Clemson Extension agents provide updates in The South Carolina Grower this week about the status of various crops being produced throughout the state.
Weekly Field Update – 9/12/22
Rob Last reports, “Fall watermelons are looking good. There is some disease around, so fungicide applications remain crucial. I am finding whiteflies in a few crops, too. As we move into fall, with increasing numbers of misty mornings, scouting for diseases is going to be very important. Mists will increase periods of leaf wetness, exacerbating disease pressures in crops. Scouting enables us to make timely applications. Thoughts are turning to planting fall crops. I urge everyone to check transplants carefully to minimize the risk of bringing infected plants into the fields and storing problems for the rest of the crop cycle.”
Zack Snipes reports, “Another wet week for us here in the Lowcountry. Some fields are drying out enough to get in and spray. A few growers have been lucky enough to miss some of the rains and have gotten in the fields to plant fall greens. Muscadines are really coming in right now. It seems that they are all coming in at the same time, which is not good news for U-pick and roadside stands. I am seeing a lot of ripe rot in the berries, particularly purple grapes. I am seeing it in scuppernongs but not as widespread as the muscadines. Symptoms of this disease will be circular, sunken in lesions on the fruit. If allowed to incubate or under ideal conditions, salmon-colored spores will appear in the center of the fruit. This is the same disease we call anthracnose in strawberry, tomato and watermelon. Our wet August has significantly contributed to this disease. At this point in the season, there isn’t much that can be done. Removing dropped berries and leaf litter will help with management for next season.”
Phillip Carnley reports, “Here in Orangeburg and Calhoun, it’s another cloudy and humid start to the week. Last week there were many overcast days with heavy dew and a fair amount of rain scattered in as well. Cucumbers are growing well on the high ground despite increased pressure from downy mildew. Parts of some fields have been completely flooded out, and the weather has made fungicide applications difficult. Cowpea curculio is still an ever-present pain. Growers have had varying degrees of control with pyrethroids due to the weather and not being able to get into the fields to spray. I am seeing purple spot becoming a problem in asparagus with our prolonged period of heavy dew and cooler temperatures. Dr. Keinath authored a great piece about this disease and the control options that can be found here.”

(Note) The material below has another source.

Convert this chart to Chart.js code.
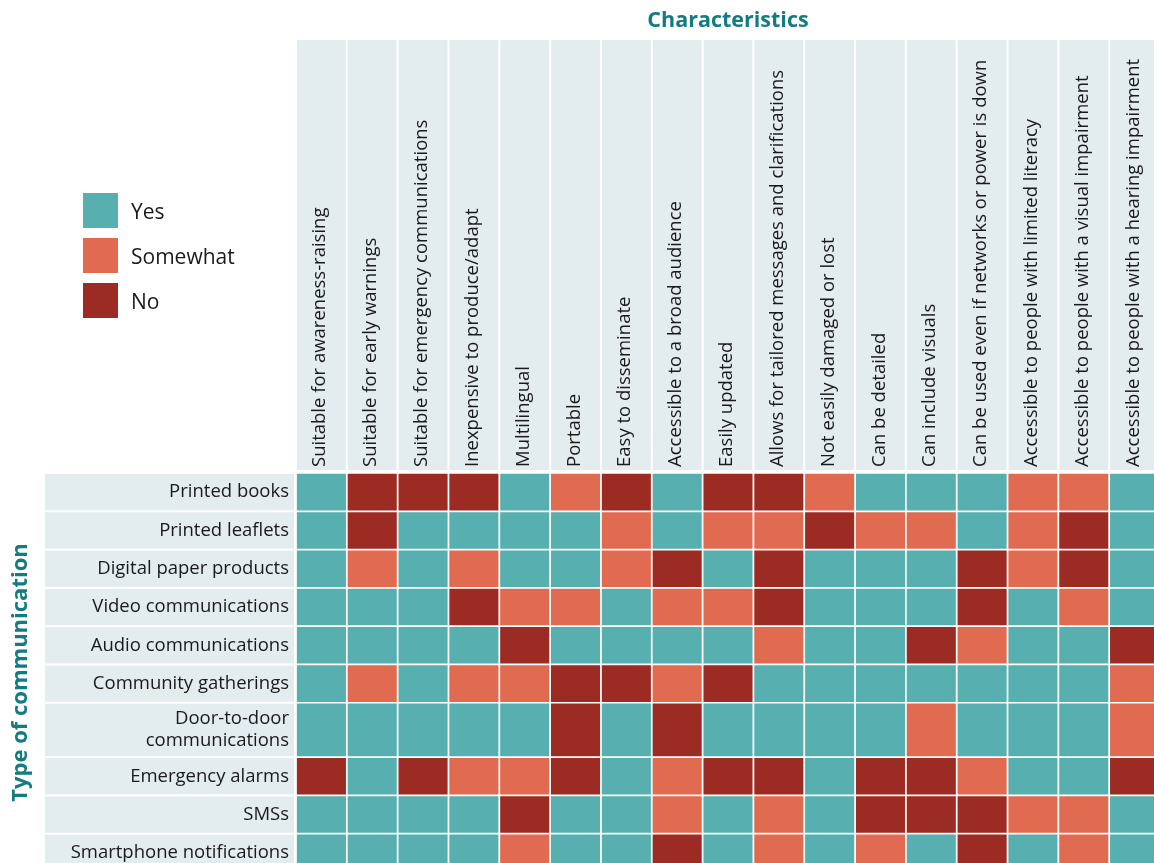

Andy Rollins reports, “Muscadine harvest is continuing with high quality and high sugar content on several farms. Strawberry planting has begun on a few farms, although most are getting soil and beds prepared. Initial plant quality had somewhat irregular growth, although no disease detections yet. Peach production is almost completely finished, with only a few growers harvesting very late producing varieties. Root rot and some budworms (probably tobacco budworm but not sure) were identified in a cut flower operation. Recommend using Bt type insecticide early for smaller caterpillars followed by Intrepid later if problem progresses. Of course, we have to be sensitive to labeled crops.”